DENVER – Baseball is a “stuff happens” kind of game. Colorado Rockies manager Bud Black is famous for encapsulating this idea with the phrase, “that’s baseball.”

And the reason he says that so often is that so many things in this game can defy explanation. Line drives get caught, broken-bat pop-ups go for extra-base hits, umpires miss calls, and Gold Glovers make errors.

Players who have dominated the league for years can suddenly lose the touch, and guys who looked like afterthoughts can emerge as superstars after years of futility.

Stuff happens.

Even players as phenomenal as Nolan Arenado can fall into slumps that go on for days.

Take, for example, the Rockies most recent road trip, Arenado fell into the worst slump (at least in terms of consecutive at-bats) in his entire career, going 0-for-19 before finally snapping out of it in Texas.

Since then? He is 16-for-45 (.355) with five doubles, six home runs, and 18 RBI in 10 games.

That’s some spicy run production.

So what gives?
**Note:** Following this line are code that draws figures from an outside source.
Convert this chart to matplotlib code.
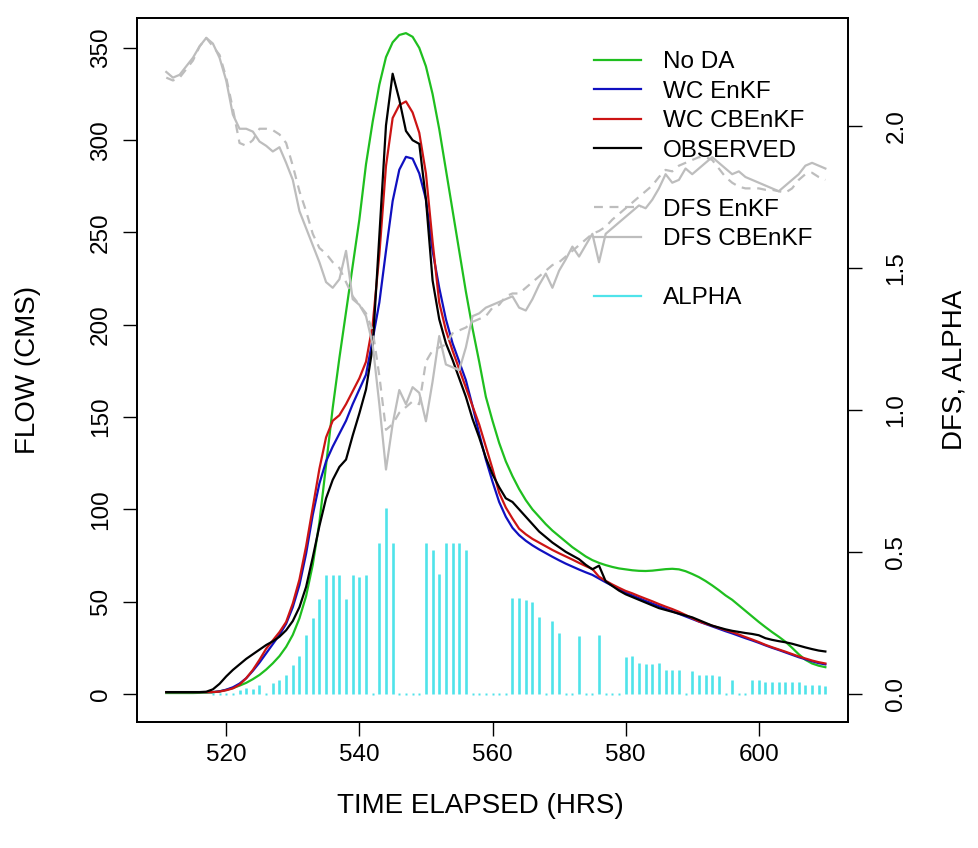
import numpy as np
import matplotlib
matplotlib.use("Agg")
import matplotlib.pyplot as plt
from matplotlib.lines import Line2D

plt.rcParams['font.family'] = ['Liberation Sans', 'DejaVu Sans']

# hourly series, 511 .. 610 hrs
hours = np.arange(511, 611)

no_da = [0.5, 0.5, 0.5, 0.5, 0.5, 0.6, 0.7, 0.9, 1.4, 2.2,
         3.2, 4.5, 6.0, 8.0, 10.3, 13.2, 16.6, 20.5, 25.5, 32,
         41, 53, 70, 93, 124, 155, 182, 207, 232, 257,
         287, 310, 330, 345, 353, 357, 358, 356, 350, 340,
         325, 306, 284, 262, 240, 218, 198, 180, 161, 148,
         136, 126, 118, 111, 105, 100, 96, 92, 88.5, 85.5,
         82.5, 79.5, 77, 74.5, 72.5, 71, 69.8, 68.8, 68, 67.5,
         67, 66.7, 66.6, 66.8, 67.2, 67.6, 67.8, 67.5, 66.5, 65,
         63.3, 61.2, 58.8, 56.2, 53.4, 51, 48, 45, 42, 39,
         36.2, 33.5, 31, 28.3, 25, 21.5, 18.5, 16.5, 15.3, 14.5]

observed = [1, 1, 1, 1, 1, 1, 1.2, 2.5, 5.5, 9.5,
            13, 16, 19, 21.5, 24, 26.5, 28.5, 31, 34.5, 39.5,
            47, 58, 74, 91, 106, 116, 123, 127, 140, 152,
            165, 188, 248, 308, 336, 322, 305, 300, 298, 268,
            224, 203, 190, 181, 171, 161, 149, 139, 128, 119,
            112, 106, 104, 100, 96, 92, 88, 85, 82, 79.5,
            77, 75, 73, 70, 67.5, 69.5, 61, 58.5, 56, 54,
            52.5, 51, 49.5, 48, 46.5, 45.5, 44.5, 43.5, 42.5, 41.5,
            40, 38.5, 37, 36, 35, 34.2, 33.6, 33, 32.5, 31.8,
            30.2, 29.3, 28.6, 28, 27.2, 26.2, 25.2, 24.3, 23.5, 23]

wc_cbenkf = [1, 1, 1, 1, 1, 1, 1, 1, 1.3, 2,
             3, 5, 8.5, 13, 18.5, 24.5, 29, 33.5, 39, 49,
             62, 80, 101, 122, 139, 148, 151, 157, 164, 171,
             180, 200, 238, 286, 312, 319, 321, 315, 304, 282,
             245, 212, 197, 186, 176, 166, 156, 146, 134, 122,
             109, 101, 95, 89.5, 86.5, 84, 82, 80, 78, 76.2,
             74.5, 72.8, 71, 69.3, 67.7, 63.5, 61.3, 59.3, 57.5, 55.8,
             54.5, 53, 51.6, 50.2, 48.7, 47.3, 46, 44.5, 42.8, 41,
             39.3, 38.1, 37, 35.8, 34.6, 33.5, 32.2, 30.8, 29.5, 28.1,
             26.6, 25.3, 24.1, 22.9, 21.6, 20.3, 19.2, 18.1, 17.2, 16.5]

wc_enkf = [1, 1, 1, 1, 1, 1, 1, 1, 1.4, 2.3,
           3.6, 5.6, 8.5, 12.5, 17, 22, 27, 32, 38, 47,
           59, 76, 97, 114, 126, 134, 141, 148, 157, 165,
           173, 192, 212, 240, 267, 284, 291, 290, 282, 268,
           240, 220, 203, 190, 180, 170, 156, 141, 127, 115,
           104, 96, 90, 86, 83, 80.5, 78.3, 76.3, 74.3, 72.4,
           70.6, 69, 67.4, 65.9, 64.5, 62.5, 60.5, 58.6, 56.8, 55,
           53.4, 51.9, 50.4, 49, 47.6, 46.2, 44.8, 43.4, 42, 40.6,
           39.2, 37.9, 36.6, 35.3, 34, 32.8, 31.5, 30.2, 29, 27.7,
           26.3, 25, 23.8, 22.5, 21.2, 19.9, 18.8, 17.7, 16.7, 16]

dfs_cbenkf = [2.19, 2.17, 2.18, 2.21, 2.24, 2.28, 2.31, 2.29, 2.24, 2.16,
              2.04, 1.99, 1.99, 1.98, 1.945, 1.93, 1.91, 1.925, 1.87, 1.81,
              1.70, 1.64, 1.58, 1.52, 1.45, 1.43, 1.46, 1.56, 1.39, 1.37,
              1.33, 1.23, 1.02, 0.79, 0.95, 1.07, 1.02, 1.08, 1.06, 0.96,
              1.10, 1.26, 1.16, 1.15, 1.14, 1.22, 1.33, 1.34, 1.36, 1.37,
              1.38, 1.39, 1.40, 1.36, 1.35, 1.39, 1.44, 1.48, 1.43, 1.49,
              1.53, 1.575, 1.54, 1.58, 1.62, 1.52, 1.62, 1.64, 1.66, 1.68,
              1.70, 1.72, 1.71, 1.74, 1.78, 1.83, 1.80, 1.81, 1.85, 1.83,
              1.85, 1.87, 1.89, 1.87, 1.85, 1.83, 1.84, 1.82, 1.81, 1.80,
              1.79, 1.78, 1.77, 1.79, 1.81, 1.83, 1.86, 1.87, 1.86, 1.85]

dfs_enkf = [2.17, 2.16, 2.17, 2.20, 2.23, 2.28, 2.31, 2.28, 2.25, 2.17,
            2.06, 1.94, 1.93, 1.95, 1.99, 1.99, 1.985, 1.97, 1.94, 1.86,
            1.77, 1.70, 1.62, 1.57, 1.55, 1.52, 1.50, 1.45, 1.40, 1.37,
            1.34, 1.28, 1.12, 0.93, 0.95, 0.99, 1.01, 1.03, 1.02, 1.17,
            1.21, 1.22, 1.23, 1.27, 1.28, 1.29, 1.31, 1.32, 1.33, 1.36,
            1.37, 1.40, 1.41, 1.41, 1.43, 1.45, 1.47, 1.49, 1.51, 1.52,
            1.54, 1.56, 1.58, 1.60, 1.62, 1.63, 1.645, 1.67, 1.69, 1.71,
            1.73, 1.75, 1.77, 1.79, 1.82, 1.845, 1.84, 1.86, 1.87, 1.88,
            1.89, 1.89, 1.88, 1.85, 1.82, 1.80, 1.786, 1.78, 1.78, 1.78,
            1.775, 1.775, 1.77, 1.765, 1.78, 1.81, 1.83, 1.835, 1.82, 1.81]

nan = np.nan
alpha = [nan, nan, nan, nan, nan, nan, nan, 0, 0, 0,
         0, 0.012, 0.02, 0.016, 0.032, 0, 0.038, 0.049, 0.065, 0.10,
         0.134, 0.208, 0.266, 0.334, 0.42, 0.42, 0.42, 0.334, 0.42, 0.413,
         0.42, 0, 0.53, 0.655, 0.53, 0, 0, 0, 0, 0.53,
         0.507, 0.422, 0.53, 0.53, 0.53, 0.507, 0, 0, 0, 0,
         0, 0, 0.337, 0.337, 0.331, 0.323, 0.269, 0, 0.258, 0.214,
         0, 0, 0.205, 0, 0, 0.207, 0, 0, 0, 0.13,
         0.135, 0.108, 0.105, 0.105, 0.108, 0.085, 0.085, 0.085, 0, 0.082,
         0.067, 0.067, 0.067, 0.063, 0, 0.049, 0, 0, 0.049, 0.049,
         0.041, 0.041, 0.041, 0.041, 0.041, 0.041, 0.032, 0.032, 0.032, 0.028]
alpha = np.array(alpha)

GREEN = '#1fbf1f'
BLUE = '#1010c0'
RED = '#cc1414'
GRAY = '#bdbdbd'
CYAN = '#4fe3ea'

fig = plt.figure(figsize=(9.79, 8.48), dpi=100)
ax = fig.add_axes([137 / 979, 1 - 722 / 848, (848 - 137) / 979, (722 - 18) / 848])

lw = 1.6
ax.plot(hours, no_da, color=GREEN, lw=lw)
ax.plot(hours, wc_enkf, color=BLUE, lw=lw)
ax.plot(hours, wc_cbenkf, color=RED, lw=lw)
ax.plot(hours, observed, color='black', lw=lw)

ax.set_xlim(506.6, 613.4)
ax.set_ylim(-15.2, 366.2)
ax.set_xticks([520, 540, 560, 580, 600])
ax.set_yticks(np.arange(0, 351, 50))
ax.tick_params(axis='both', labelsize=17.5, length=10, width=1.0, direction='out')
ax.tick_params(axis='x', pad=6)
ax.tick_params(axis='y', pad=8, labelrotation=90)
for t in ax.get_yticklabels():
    t.set_va('center')
for s in ax.spines.values():
    s.set_linewidth(1.3)

# legend (blank rows as in the original)
blank = Line2D([], [], color='none')
handles = [Line2D([], [], color=GREEN, lw=lw), Line2D([], [], color=BLUE, lw=lw),
           Line2D([], [], color=RED, lw=lw), Line2D([], [], color='black', lw=lw),
           blank,
           Line2D([], [], color=GRAY, lw=lw, ls=(0, (4, 3))), Line2D([], [], color=GRAY, lw=lw),
           blank,
           Line2D([], [], color=CYAN, lw=lw)]
labels = ['No DA', 'WC EnKF', 'WC CBEnKF', 'OBSERVED', ' ', 'DFS EnKF', 'DFS CBEnKF', ' ', 'ALPHA']
ax.legend(handles, labels, loc='upper left', bbox_to_anchor=(0.6428, 0.953),
          frameon=False, fontsize=17.5, borderpad=0, labelspacing=0.31,
          handlelength=1.93, handletextpad=0.9, borderaxespad=0)

# second axis: DFS and ALPHA
ax2 = ax.twinx()
ok = ~np.isnan(alpha)
pos = ok & (alpha > 0)
zero = ok & (alpha == 0)
ax2.vlines(hours[pos], 0, alpha[pos], color=CYAN, lw=1.9)
ax2.plot(hours[zero], alpha[zero], ls='none', marker='s', ms=2.0, color=CYAN, mec='none')
ax2.plot(hours, dfs_enkf, color=GRAY, lw=lw, ls=(0, (4, 3)))
ax2.plot(hours, dfs_cbenkf, color=GRAY, lw=lw)

ax2.set_ylim(-0.099, 2.38)
ax2.set_yticks([0.0, 0.5, 1.0, 1.5, 2.0])
ax2.set_yticklabels(['0.0', '0.5', '1.0', '1.5', '2.0'])
ax2.tick_params(axis='y', labelsize=17.5, length=10, width=1.0, pad=17, labelrotation=90)
for t in ax2.get_yticklabels():
    t.set_va('center')
for s in ax2.spines.values():
    s.set_linewidth(1.3)

fig.text(28 / 979, 1 - 370 / 848, 'FLOW (CMS)', rotation=90, ha='center', va='center', fontsize=20)
fig.text(955 / 979, 1 - 370 / 848, 'DFS, ALPHA', rotation=90, ha='center', va='center', fontsize=20)
fig.text(480 / 979, 1 - 806 / 848, 'TIME ELAPSED (HRS)', ha='center', va='center', fontsize=20)

fig.savefig('out.png', dpi=100, facecolor='white')
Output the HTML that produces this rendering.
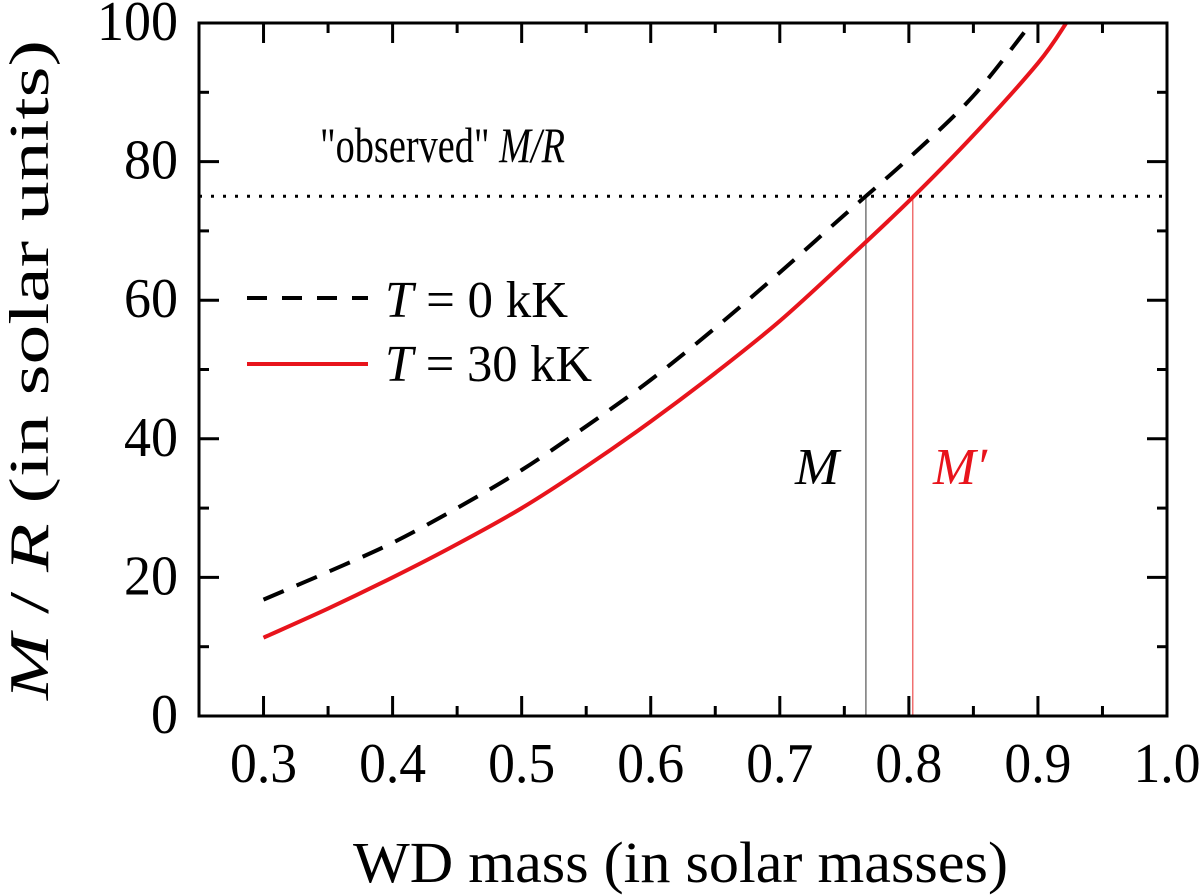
<!DOCTYPE html>
<html><head><meta charset="utf-8"><style>
body{margin:0;background:#fff}
svg{display:block;font-family:"Liberation Serif",serif}
</style></head><body>
<svg width="1200" height="896" viewBox="0 0 1200 896">
<g id="g"></g>
<g font-family="Liberation Serif, serif">
<text x="320" y="162" font-size="50" textLength="245" lengthAdjust="spacingAndGlyphs">"observed" <tspan font-style="italic">M/R</tspan></text>
<line x1="247" x2="368" y1="298" y2="298" stroke="#000" stroke-width="4" stroke-dasharray="20 15"/>
<text x="385" y="317" font-size="52" textLength="183" lengthAdjust="spacingAndGlyphs"><tspan font-style="italic">T</tspan> = 0 kK</text>
<line x1="247" x2="368" y1="364" y2="364" stroke="#e8141c" stroke-width="4"/>
<text x="385" y="381" font-size="52" textLength="207" lengthAdjust="spacingAndGlyphs"><tspan font-style="italic">T</tspan> = 30 kK</text>
<text x="795" y="484" font-size="52" font-style="italic" textLength="44" lengthAdjust="spacingAndGlyphs">M</text>
<text x="933" y="484" font-size="52" font-style="italic" fill="#e8141c" textLength="54" lengthAdjust="spacingAndGlyphs">M′</text>
<text x="353" y="882" font-size="58" textLength="655" lengthAdjust="spacingAndGlyphs">WD mass (in solar masses)</text>
<text transform="translate(48,700) rotate(-90)" font-size="56" textLength="660" lengthAdjust="spacingAndGlyphs"><tspan font-style="italic">M</tspan> / <tspan font-style="italic">R</tspan> (in solar units)</text>
</g>
</svg>
<script>
const massT0=[0.3,0.35,0.4,0.45,0.5,0.55,0.6,0.65,0.7,0.75,0.8,0.85,0.895];
const mrT0=[16.8,20.8,25,30,35.5,41.8,48.5,56,64,72.3,80.5,89.5,100];
const massT30=[0.3,0.35,0.4,0.45,0.5,0.55,0.6,0.65,0.7,0.75,0.8,0.85,0.9,0.922];
const mrT30=[11.3,15.5,20,24.8,30,36,42.5,49.5,57,65.5,74.3,83.8,94.2,100];
const xTicks=[0.3,0.4,0.5,0.6,0.7,0.8,0.9,1.0];
const xTickLabels=["0.3","0.4","0.5","0.6","0.7","0.8","0.9","1.0"];
const yTicks=[0,20,40,60,80,100];
const observedMR=75, massM=0.7667, massMp=0.803;
const X0=0.25,X1=1.0,Y0=0,Y1=100,L=199,R=1167,T=23,B=716;
const xs=v=>L+(v-X0)/(X1-X0)*(R-L), ys=v=>B-(v-Y0)/(Y1-Y0)*(B-T);
const g=document.getElementById('g'),NS='http://www.w3.org/2000/svg';
function el(t,a,p){const e=document.createElementNS(NS,t);for(const k in a)e.setAttribute(k,a[k]);(p||g).appendChild(e);return e;}
function tl(s){let w=0;for(const c of s)w+=(c==='.'?13:27);return w;}
xTicks.forEach((v,i)=>{
 const x=xs(v);
 let t=el('line',{x1:x,x2:x,y1:B,y2:B-20,stroke:'#000','stroke-width':3});
 
 
 el('line',{x1:x,x2:x,y1:T,y2:T+20,stroke:'#000','stroke-width':3});
 if(i<xTicks.length-1){const m=xs(v+0.05);
  el('line',{x1:m,x2:m,y1:B,y2:B-10,stroke:'#000','stroke-width':3});
  el('line',{x1:m,x2:m,y1:T,y2:T+10,stroke:'#000','stroke-width':3});}
 const s=xTickLabels[i],w=tl(s);
 let tx=el('text',{x:x-w/2,y:782,'font-size':56,textLength:w,lengthAdjust:'spacingAndGlyphs'});tx.textContent=s;
 
 
});
yTicks.forEach((v,i)=>{
 const y=ys(v);
 el('line',{x1:L,x2:L+20,y1:y,y2:y,stroke:'#000','stroke-width':3});
 el('line',{x1:R,x2:R-20,y1:y,y2:y,stroke:'#000','stroke-width':3});
 if(i<yTicks.length-1){const m=ys(v+10);
  el('line',{x1:L,x2:L+10,y1:m,y2:m,stroke:'#000','stroke-width':3});
  el('line',{x1:R,x2:R-10,y1:m,y2:m,stroke:'#000','stroke-width':3});}
 const s=String(v),w=tl(s);
 let tx=el('text',{x:178-w,y:y+17,'font-size':56,textLength:w,lengthAdjust:'spacingAndGlyphs'});tx.textContent=s;
 
 
});
let ob=el('line',{x1:L,x2:R,y1:ys(observedMR),y2:ys(observedMR),stroke:'#000','stroke-width':3,'stroke-dasharray':'3 9'});


let vm=el('line',{x1:xs(massM),x2:xs(massM),y1:ys(observedMR),y2:B,stroke:'#777','stroke-width':1.5});


let vmp=el('line',{x1:xs(massMp),x2:xs(massMp),y1:ys(observedMR),y2:B,stroke:'#f07070','stroke-width':1.5});


function path(xa,ya){
 const P=xa.map((v,i)=>[xs(v),ys(ya[i])]);
 let d='M'+P[0][0].toFixed(1)+','+P[0][1].toFixed(1);
 for(let i=0;i<P.length-1;i++){
  const p0=P[Math.max(i-1,0)],p1=P[i],p2=P[i+1],p3=P[Math.min(i+2,P.length-1)];
  const c1=[p1[0]+(p2[0]-p0[0])/6,p1[1]+(p2[1]-p0[1])/6];
  const c2=[p2[0]-(p3[0]-p1[0])/6,p2[1]-(p3[1]-p1[1])/6];
  d+='C'+c1.map(n=>n.toFixed(1)).join(',')+' '+c2.map(n=>n.toFixed(1)).join(',')+' '+p2.map(n=>n.toFixed(1)).join(',');
 }
 return d;
}
let p0=el('path',{d:path(massT0,mrT0),fill:'none',stroke:'#000','stroke-width':4,'stroke-dasharray':'22 14'});


let p1=el('path',{d:path(massT30,mrT30),fill:'none',stroke:'#e8141c','stroke-width':4});


let fr=el('rect',{x:L,y:T,width:R-L,height:B-T,fill:'none',stroke:'#000','stroke-width':3});


</script>
</body></html>
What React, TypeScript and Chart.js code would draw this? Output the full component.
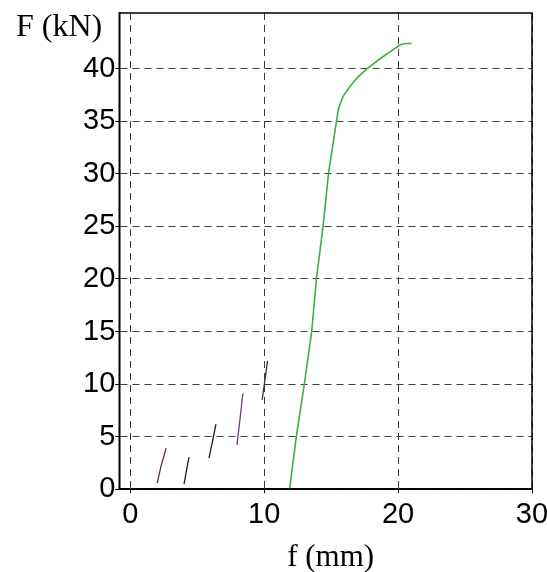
import React, { useEffect, useRef } from "react";
import { Chart, registerables } from "chart.js";

Chart.register(...registerables);

// ---- data ----
const xTicks = [0, 10, 20, 30];
const yTicks = [0, 5, 10, 15, 20, 25, 30, 35, 40];

const mainX = [11.9, 12.4, 13.0, 13.55, 13.9, 14.4, 14.8, 15.4, 15.55, 15.9, 16.4, 17.0, 17.7, 18.6, 19.5, 20.2, 20.6, 21.0];
const mainY = [0, 5, 10, 15, 20, 25, 30, 35, 36.2, 37.4, 38.3, 39.2, 40.0, 40.9, 41.7, 42.3, 42.4, 42.4];

const cycle1X = [2.01, 2.3, 2.68];
const cycle1Y = [0.57, 2.2, 3.9];
const cycle2X = [4.02, 4.2, 4.39];
const cycle2Y = [0.48, 1.8, 3.05];
const cycle3X = [5.88, 6.15, 6.4];
const cycle3Y = [2.95, 4.6, 6.2];
const cycle4X = [7.97, 8.2, 8.41];
const cycle4Y = [4.2, 6.7, 9.1];
const cycle5X = [9.85, 10.05, 10.25];
const cycle5Y = [8.5, 10.3, 12.2];

const yTitle = "F (kN)";
const xTitle = "f (mm)";

const toPts = (xs: number[], ys: number[]) => xs.map((x, i) => ({ x, y: ys[i] }));

const framePlugin = {
  id: "frameAndTitles",
  afterDraw(chart: any) {
    const { ctx, chartArea } = chart;
    const { left, right, top, bottom } = chartArea;
    ctx.save();
    ctx.strokeStyle = "#000";
    ctx.lineWidth = 1.5;
    ctx.setLineDash([]);
    ctx.strokeRect(left, top, right - left, bottom - top);
    ctx.fillStyle = "#000";
    ctx.font = "32px 'Liberation Serif'";
    ctx.textAlign = "right";
    ctx.textBaseline = "alphabetic";
    ctx.fillText(yTitle, left - 17, 36);
    ctx.font = "31px 'Liberation Serif'";
    ctx.textAlign = "center";
    ctx.fillText(xTitle, (left + right) / 2 + 5, bottom + 77);
    ctx.restore();
  },
};

export default function App() {
  const ref = useRef<HTMLCanvasElement | null>(null);
  useEffect(() => {
    if (!ref.current) return;
    const seg = (xs: number[], ys: number[], color: string, w = 1.3) => ({
      data: toPts(xs, ys),
      borderColor: color,
      borderWidth: w,
      pointRadius: 0,
      showLine: true,
      fill: false,
      tension: 0,
    });
    const chart = new Chart(ref.current, {
      type: "scatter",
      data: {
        datasets: [
          seg(cycle1X, cycle1Y, "#5e2c40"),
          seg(cycle2X, cycle2Y, "#1e1e1e"),
          seg(cycle3X, cycle3Y, "#1e1e1e"),
          seg(cycle4X, cycle4Y, "#6a3f7c"),
          seg(cycle5X, cycle5Y, "#2e3a30"),
          seg(mainX, mainY, "#3cae42", 1.6),
        ],
      },
      options: {
        animation: false,
        responsive: false,
        maintainAspectRatio: false,
        layout: { padding: { left: 83, top: 13, right: 0, bottom: 36 } },
        plugins: { legend: { display: false }, tooltip: { enabled: false }, title: { display: false } },
        scales: {
          x: {
            type: "linear",
            min: -0.82,
            max: 30,
            afterBuildTicks: (s: any) => {
              s.ticks = xTicks.map((v) => ({ value: v }));
            },
            afterFit: (s: any) => {
              s.paddingRight = 15;
            },
            ticks: {
              color: "#000",
              padding: 4,
              font: { family: "'Liberation Sans'", size: 29, lineHeight: 1.2 },
              maxRotation: 0,
              autoSkip: false,
            },
            grid: { color: "#3c3c3c", lineWidth: 1, tickLength: 4, tickColor: "#000", tickWidth: 1 },
            border: { display: true, color: "#000", width: 1.5, dash: [7, 5] },
          },
          y: {
            type: "linear",
            min: 0,
            max: 45.3,
            afterBuildTicks: (s: any) => {
              s.ticks = yTicks.map((v) => ({ value: v }));
            },
            afterFit: (s: any) => {
              s.paddingTop = 0;
            },
            ticks: {
              color: "#000",
              padding: 0,
              font: { family: "'Liberation Sans'", size: 29, lineHeight: 1.2 },
              autoSkip: false,
            },
            grid: { color: "#3c3c3c", lineWidth: 1, tickLength: 4, tickColor: "#000", tickWidth: 1 },
            border: { display: true, color: "#000", width: 1.5, dash: [7, 5] },
          },
        },
      },
      plugins: [framePlugin],
    });
    return () => chart.destroy();
  }, []);
  return (
    <div style={{ position: "fixed", left: 0, top: 0, width: 547, height: 572, background: "#fff" }}>
      <canvas ref={ref} width={547} height={572} />
    </div>
  );
}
How can a guy make an out in 19 consecutive at-bats then turn into Superman at the plate?

While manager Bud Black downplayed the notion that anything specific needed to take place in order for one of the best players in baseball to, y’know, play good baseball, Arenado himself was giving credit to hitting coaches Duane Espy and Jeff Salazar, both of whom caught a ton of flack in the early-going of 2018 when most of the offense struggled.

The adjustment is one Arenado has made before and it’s one that is often at the core of an ironic yet integral struggle in the game of baseball. You have to be ready to hit. You have to be aggressive. You have to keep in mind all the information given on the scouting report.

But you also have to be relaxed.

“I’m really slowing my body down,” says Arendo. “That’s what I’ve been focusing on, slowing my body down so I can get my swing off and it’s been working out lately. I was talking about it with the hitting coaches and I was in the cage and I wasn’t hitting well and [they] were saying how my body was just jumping a little too much.”

It just goes to show that even the very best sometimes need an outside influence to show them the way. Even if that way is just the path to getting back to being themselves.

In addition to mechanical adjustments to his motion in the box, Arenado has also found inspiration in a place we know he has been comfortable before. Call it what you like—the “clutch” or “RBI opportunities” or “RISP”—the King of Clutch eats when the table is set.

“What’s also been helpful,” he says. “Is that guys are getting on base in front of me. I feel like when you’ve got first and second with no outs, they don’t want to walk me, you’ve gotta throw the ball over the plate.”

And when you throw the ball over the plate against Arenado, stuff happens.